CHALLENGE
Restate word for word the lines that begin the listing and end with the line holding "const data = categories.map((c, i)".

DATA SUPPLIED
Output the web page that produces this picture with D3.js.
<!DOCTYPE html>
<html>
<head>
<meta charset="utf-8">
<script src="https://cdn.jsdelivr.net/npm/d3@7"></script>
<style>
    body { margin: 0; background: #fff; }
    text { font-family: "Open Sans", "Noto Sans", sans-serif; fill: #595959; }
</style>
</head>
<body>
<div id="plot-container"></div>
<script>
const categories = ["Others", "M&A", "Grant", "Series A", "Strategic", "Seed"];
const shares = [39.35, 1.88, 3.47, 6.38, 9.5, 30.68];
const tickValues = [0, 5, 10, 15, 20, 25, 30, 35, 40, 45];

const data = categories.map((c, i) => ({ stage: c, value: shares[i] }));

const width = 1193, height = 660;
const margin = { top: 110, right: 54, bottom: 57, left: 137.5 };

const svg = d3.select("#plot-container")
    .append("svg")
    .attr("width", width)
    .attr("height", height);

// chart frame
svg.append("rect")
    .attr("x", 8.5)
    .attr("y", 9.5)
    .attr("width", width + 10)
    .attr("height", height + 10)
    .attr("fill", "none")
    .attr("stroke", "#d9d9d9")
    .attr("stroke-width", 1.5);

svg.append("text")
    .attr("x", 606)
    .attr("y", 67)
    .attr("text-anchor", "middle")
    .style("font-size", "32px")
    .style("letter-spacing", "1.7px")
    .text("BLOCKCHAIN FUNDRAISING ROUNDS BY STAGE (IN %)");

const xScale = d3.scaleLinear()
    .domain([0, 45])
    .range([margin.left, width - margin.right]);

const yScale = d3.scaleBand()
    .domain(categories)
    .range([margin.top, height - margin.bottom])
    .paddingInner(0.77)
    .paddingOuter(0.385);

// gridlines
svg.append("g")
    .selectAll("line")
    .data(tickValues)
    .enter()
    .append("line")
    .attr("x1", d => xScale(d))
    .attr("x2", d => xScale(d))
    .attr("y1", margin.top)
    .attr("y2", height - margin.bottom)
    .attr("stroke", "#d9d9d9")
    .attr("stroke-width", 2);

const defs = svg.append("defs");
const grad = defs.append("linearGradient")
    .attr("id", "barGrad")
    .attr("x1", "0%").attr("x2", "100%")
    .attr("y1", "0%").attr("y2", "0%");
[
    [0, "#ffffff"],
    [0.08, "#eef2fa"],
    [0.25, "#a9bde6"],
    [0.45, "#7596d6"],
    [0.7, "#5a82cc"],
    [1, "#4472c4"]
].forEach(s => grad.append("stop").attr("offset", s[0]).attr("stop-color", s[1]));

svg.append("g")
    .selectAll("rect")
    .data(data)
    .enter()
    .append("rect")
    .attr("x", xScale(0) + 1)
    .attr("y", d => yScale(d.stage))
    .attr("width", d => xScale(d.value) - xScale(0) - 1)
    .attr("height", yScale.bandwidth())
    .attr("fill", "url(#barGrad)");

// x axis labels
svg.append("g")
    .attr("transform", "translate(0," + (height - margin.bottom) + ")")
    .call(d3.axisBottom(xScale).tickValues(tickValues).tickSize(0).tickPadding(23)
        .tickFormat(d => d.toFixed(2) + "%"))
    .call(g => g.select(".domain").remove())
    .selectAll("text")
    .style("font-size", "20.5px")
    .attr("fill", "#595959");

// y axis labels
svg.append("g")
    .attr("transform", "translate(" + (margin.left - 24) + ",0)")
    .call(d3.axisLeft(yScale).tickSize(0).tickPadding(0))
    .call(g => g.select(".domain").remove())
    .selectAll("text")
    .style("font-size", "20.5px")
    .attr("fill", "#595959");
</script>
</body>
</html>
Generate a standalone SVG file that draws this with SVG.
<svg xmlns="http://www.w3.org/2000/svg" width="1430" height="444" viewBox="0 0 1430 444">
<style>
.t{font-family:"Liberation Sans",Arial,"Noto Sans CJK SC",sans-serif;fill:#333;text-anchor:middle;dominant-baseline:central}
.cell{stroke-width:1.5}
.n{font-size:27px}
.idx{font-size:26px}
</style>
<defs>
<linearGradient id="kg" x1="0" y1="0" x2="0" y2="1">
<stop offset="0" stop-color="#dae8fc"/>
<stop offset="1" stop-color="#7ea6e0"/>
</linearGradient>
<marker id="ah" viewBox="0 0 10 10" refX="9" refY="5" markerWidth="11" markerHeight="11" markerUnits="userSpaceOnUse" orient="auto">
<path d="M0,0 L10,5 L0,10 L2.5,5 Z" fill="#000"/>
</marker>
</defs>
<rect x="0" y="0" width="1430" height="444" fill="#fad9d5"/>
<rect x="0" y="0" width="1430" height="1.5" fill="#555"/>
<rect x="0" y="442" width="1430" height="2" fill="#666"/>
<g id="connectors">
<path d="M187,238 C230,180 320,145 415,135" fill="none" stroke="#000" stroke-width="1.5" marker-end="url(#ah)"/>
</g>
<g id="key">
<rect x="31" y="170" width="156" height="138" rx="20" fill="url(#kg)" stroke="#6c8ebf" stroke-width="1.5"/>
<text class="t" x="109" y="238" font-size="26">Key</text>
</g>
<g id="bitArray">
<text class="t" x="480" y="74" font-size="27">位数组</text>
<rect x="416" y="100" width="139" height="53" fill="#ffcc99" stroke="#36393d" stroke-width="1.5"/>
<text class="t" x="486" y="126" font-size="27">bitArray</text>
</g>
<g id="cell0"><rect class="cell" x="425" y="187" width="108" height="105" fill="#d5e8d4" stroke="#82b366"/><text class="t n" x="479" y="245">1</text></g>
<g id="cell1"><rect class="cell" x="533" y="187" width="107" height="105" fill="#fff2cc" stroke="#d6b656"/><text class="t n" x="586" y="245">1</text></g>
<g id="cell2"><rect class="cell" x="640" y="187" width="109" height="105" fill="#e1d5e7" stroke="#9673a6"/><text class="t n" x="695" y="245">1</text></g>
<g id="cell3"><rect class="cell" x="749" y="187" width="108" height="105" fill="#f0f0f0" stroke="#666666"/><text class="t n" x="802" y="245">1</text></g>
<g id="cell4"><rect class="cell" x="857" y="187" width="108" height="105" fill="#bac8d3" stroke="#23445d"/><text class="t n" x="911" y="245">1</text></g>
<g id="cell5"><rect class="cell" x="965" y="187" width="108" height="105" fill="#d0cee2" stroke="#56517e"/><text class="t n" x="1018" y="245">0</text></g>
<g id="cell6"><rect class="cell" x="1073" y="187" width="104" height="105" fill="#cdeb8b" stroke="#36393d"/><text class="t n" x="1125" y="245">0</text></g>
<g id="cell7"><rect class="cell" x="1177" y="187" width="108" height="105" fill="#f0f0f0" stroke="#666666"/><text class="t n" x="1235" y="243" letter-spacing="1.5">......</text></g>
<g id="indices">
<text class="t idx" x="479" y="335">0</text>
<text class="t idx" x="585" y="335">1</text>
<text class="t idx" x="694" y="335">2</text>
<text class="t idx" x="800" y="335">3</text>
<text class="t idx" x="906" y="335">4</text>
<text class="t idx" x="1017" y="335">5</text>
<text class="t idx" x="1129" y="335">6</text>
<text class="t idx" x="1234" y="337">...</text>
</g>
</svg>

RESPONSE
Output the web page that produces this picture with D3.js.
<!DOCTYPE html>
<html>
<head>
<meta charset="utf-8">
<script src="https://cdn.jsdelivr.net/npm/d3@7"></script>
<style>
    body { margin: 0; background: #fff; }
    text { font-family: "Open Sans", "Noto Sans", sans-serif; fill: #595959; }
</style>
</head>
<body>
<div id="plot-container"></div>
<script>
const categories = ["Others", "M&A", "Grant", "Series A", "Strategic", "Seed"];
const shares = [39.35, 1.88, 3.47, 6.38, 9.5, 30.68];
const tickValues = [0, 5, 10, 15, 20, 25, 30, 35, 40, 45];

const data = categories.map((c, i) => ({ stage: c, value: shares[i] }));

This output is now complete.